Ingredients Jump to Instructions ↓

  1. 1 pound ground beef

  2. 3/4 cup onion

  3. 2 garlic cloves, minced

  4. 3 tablespoons canola oil, divided

  5. 1 cup chopped fresh mushrooms

  6. 1 tablespoon tomato paste

  7. 1/2 cup beef broth

  8. 2 teaspoons prepared horseradish

  9. 1 teaspoon ground mustard

  10. 1-1/2 teaspoons salt, divided

  11. 1/4 teaspoon pepper

  12. 1/2 cup diced green pepper

  13. 1/2 cup diced sweet red pepper

  14. 8 medium potatoes, peeled and cubed

  15. 1/3 cup hot milk

  16. 1 cup (4 ounces) shredded cheddar cheese

  17. 2 egg whites

Instructions Jump to Ingredients ↑

  1. In a large skillet, brown beef, onion and garlic in 2 tablespoons of oil.

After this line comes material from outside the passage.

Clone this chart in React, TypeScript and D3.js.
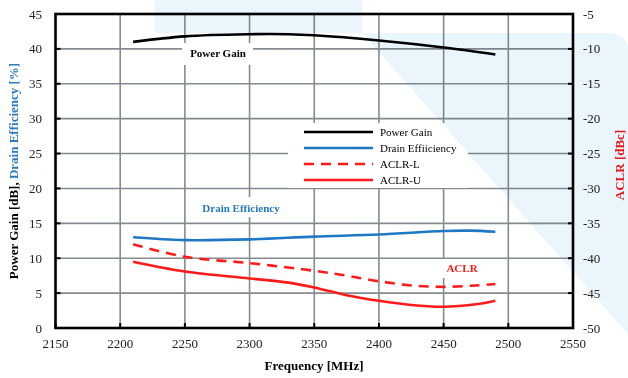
import React from "react";
import * as d3 from "d3";

const freqTicks = [2150, 2200, 2250, 2300, 2350, 2400, 2450, 2500, 2550];
const leftTicks = [0, 5, 10, 15, 20, 25, 30, 35, 40, 45];
const rightTicks = [-50, -45, -40, -35, -30, -25, -20, -15, -10, -5];

const pgFreq = [2210, 2250, 2300, 2330, 2350, 2400, 2450, 2490];
const pgVal = [41.0, 41.8, 42.1, 42.1, 41.95, 41.2, 40.2, 39.2];

const deFreq = [2210, 2250, 2300, 2350, 2400, 2450, 2470, 2490];
const deVal = [13.0, 12.6, 12.7, 13.1, 13.4, 13.9, 13.95, 13.8];

const aclrLFreq = [2210, 2250, 2300, 2350, 2375, 2400, 2425, 2450, 2475, 2490];
const aclrLVal = [-38.0, -39.8, -40.7, -41.8, -42.5, -43.3, -43.9, -44.1, -43.9, -43.7];

const aclrUFreq = [2210, 2250, 2300, 2330, 2350, 2375, 2400, 2425, 2450, 2475, 2490];
const aclrUVal = [-40.5, -41.9, -42.9, -43.5, -44.2, -45.3, -46.1, -46.7, -46.95, -46.6, -46.1];

const legendItems = [
  { label: "Power Gain", color: "#000000", dash: "" },
  { label: "Drain Effiiciency", color: "#1f78c4", dash: "" },
  { label: "ACLR-L", color: "#ff1a1a", dash: "10,7" },
  { label: "ACLR-U", color: "#ff1a1a", dash: "" },
];

const FONT = "'Liberation Serif', 'Times New Roman', serif";

export default function App() {
  const left = 55.5, right = 573, top = 14, bottom = 328;
  const x = d3.scaleLinear().domain([2150, 2550]).range([left, right]);
  const yL = d3.scaleLinear().domain([0, 45]).range([bottom, top]);
  const yR = d3.scaleLinear().domain([-50, -5]).range([bottom, top]);

  const mk = (fx: number[], vals: number[], ys: d3.ScaleLinear<number, number>) =>
    d3
      .line<number>()
      .x((_, i) => x(fx[i]))
      .y((v) => ys(v))
      .curve(d3.curveCatmullRom.alpha(0.5))(vals) || "";

  const gridColor = "#868b90";

  return (
    <svg
      width={628}
      height={378}
      style={{ position: "absolute", left: 0, top: 0, background: "#fff" }}
      fontFamily={FONT}
    >
      {/* grid */}
      {freqTicks.slice(1, -1).map((f) => (
        <line key={"gx" + f} x1={x(f)} x2={x(f)} y1={top} y2={bottom} stroke={gridColor} strokeWidth={1.6} />
      ))}
      {leftTicks.slice(1, -1).map((v) => (
        <line key={"gy" + v} x1={left} x2={right} y1={yL(v)} y2={yL(v)} stroke={gridColor} strokeWidth={1.6} />
      ))}

      {/* annotation boxes */}
      <rect x={182} y={43} width={71} height={22} fill="#fff" />
      <text x={218} y={57} textAnchor="middle" fontSize={11} fontWeight="bold" fill="#000">Power Gain</text>

      <rect x={195} y={197} width={92} height={20} fill="#fff" />
      <text x={241} y={212} textAnchor="middle" fontSize={11} fontWeight="bold" fill="#1f78c4">Drain Efficiency</text>

      <rect x={437} y={259} width={46} height={19} fill="#fff" />
      <text x={462} y={272} textAnchor="middle" fontSize={11} fontWeight="bold" fill="#ff1a1a">ACLR</text>

      {/* data lines */}
      <path d={mk(pgFreq, pgVal, yL)} fill="none" stroke="#000" strokeWidth={2.6} />
      <path d={mk(deFreq, deVal, yL)} fill="none" stroke="#1f78c4" strokeWidth={2.6} />
      <path d={mk(aclrLFreq, aclrLVal, yR)} fill="none" stroke="#ff1a1a" strokeWidth={2.6} strokeDasharray="10,7" />
      <path d={mk(aclrUFreq, aclrUVal, yR)} fill="none" stroke="#ff1a1a" strokeWidth={2.6} />

      {/* legend */}
      <rect x={288} y={123} width={180} height={65} fill="#fff" />
      {legendItems.map((it, i) => {
        const ly = 132 + i * 16;
        return (
          <g key={it.label}>
            <line x1={304} x2={373} y1={ly} y2={ly} stroke={it.color} strokeWidth={2.6} strokeDasharray={it.dash || undefined} />
            <text x={380} y={ly + 4} fontSize={11} fill="#000">{it.label}</text>
          </g>
        );
      })}

      {/* ticks */}
      {leftTicks.map((v) => (
        <line key={"tl" + v} x1={left} x2={left + 5} y1={yL(v)} y2={yL(v)} stroke="#000" strokeWidth={2} />
      ))}
      {rightTicks.map((v) => (
        <line key={"tr" + v} x1={right - 5} x2={right} y1={yR(v)} y2={yR(v)} stroke="#000" strokeWidth={2} />
      ))}
      {freqTicks.map((f) => (
        <line key={"tx" + f} x1={x(f)} x2={x(f)} y1={bottom - 5} y2={bottom} stroke="#000" strokeWidth={2} />
      ))}

      {/* frame */}
      <rect x={left} y={top} width={right - left} height={bottom - top} fill="none" stroke="#000" strokeWidth={2.6} />

      {/* tick labels */}
      {leftTicks.map((v) => (
        <text key={"ll" + v} x={42} y={yL(v) + 4.5} textAnchor="end" fontSize={13} fill="#222">{v}</text>
      ))}
      {rightTicks.map((v) => (
        <text key={"rl" + v} x={583} y={yR(v) + 4.5} textAnchor="start" fontSize={13} fill="#222">{v}</text>
      ))}
      {freqTicks.map((f) => (
        <text key={"xl" + f} x={x(f)} y={348} textAnchor="middle" fontSize={13} fill="#222">{f}</text>
      ))}

      {/* axis titles */}
      <text x={314} y={370} textAnchor="middle" fontSize={13} fontWeight="bold" fill="#000">Frequency [MHz]</text>
      <text transform="translate(18,171) rotate(-90)" textAnchor="middle" fontSize={13} fontWeight="bold">
        <tspan fill="#000">Power Gain [dB], </tspan>
        <tspan fill="#2a7cc4">Drain Efficiency [%]</tspan>
      </text>
      <text transform="translate(624,165) rotate(-90)" textAnchor="middle" fontSize={13} fontWeight="bold" fill="#ff1a1a">ACLR [dBc]</text>

      {/* watermark */}
      <g style={{ mixBlendMode: "multiply" }} fill="#eaf5fc">
        <rect x={155} y={0} width={207} height={33} />
        <path d="M362,33 L606,33 Q628,33 628,52 L628,334 Z" />
      </g>
    </svg>
  );
}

Add the mushrooms. Cook and stir for 3 minutes; drain. Place the tomato paste in a bowl. Gradually whisk in broth until smooth. Stir in horseradish, mustard, 1 teaspoon salt and pepper. Add to meat mixture. Pour into a greased 11-in. x 7-in. baking pan; set aside. In the same skillet, saute the peppers in remaining oil until tender, about 3 minutes. Drain and spoon over meat mixture. Cook potatoes in boiling salted water until tender; drain. Mash with milk, cheese and remaining salt. Beat egg whites until stiff peaks form; gently fold into potatoes. Spoon over pepper layer. Bake, uncovered, at 425° for 15 minutes. Reduce heat to 350°; bake 20 minutes longer or until meat layer is bubbly. Yield: 4-6 servings.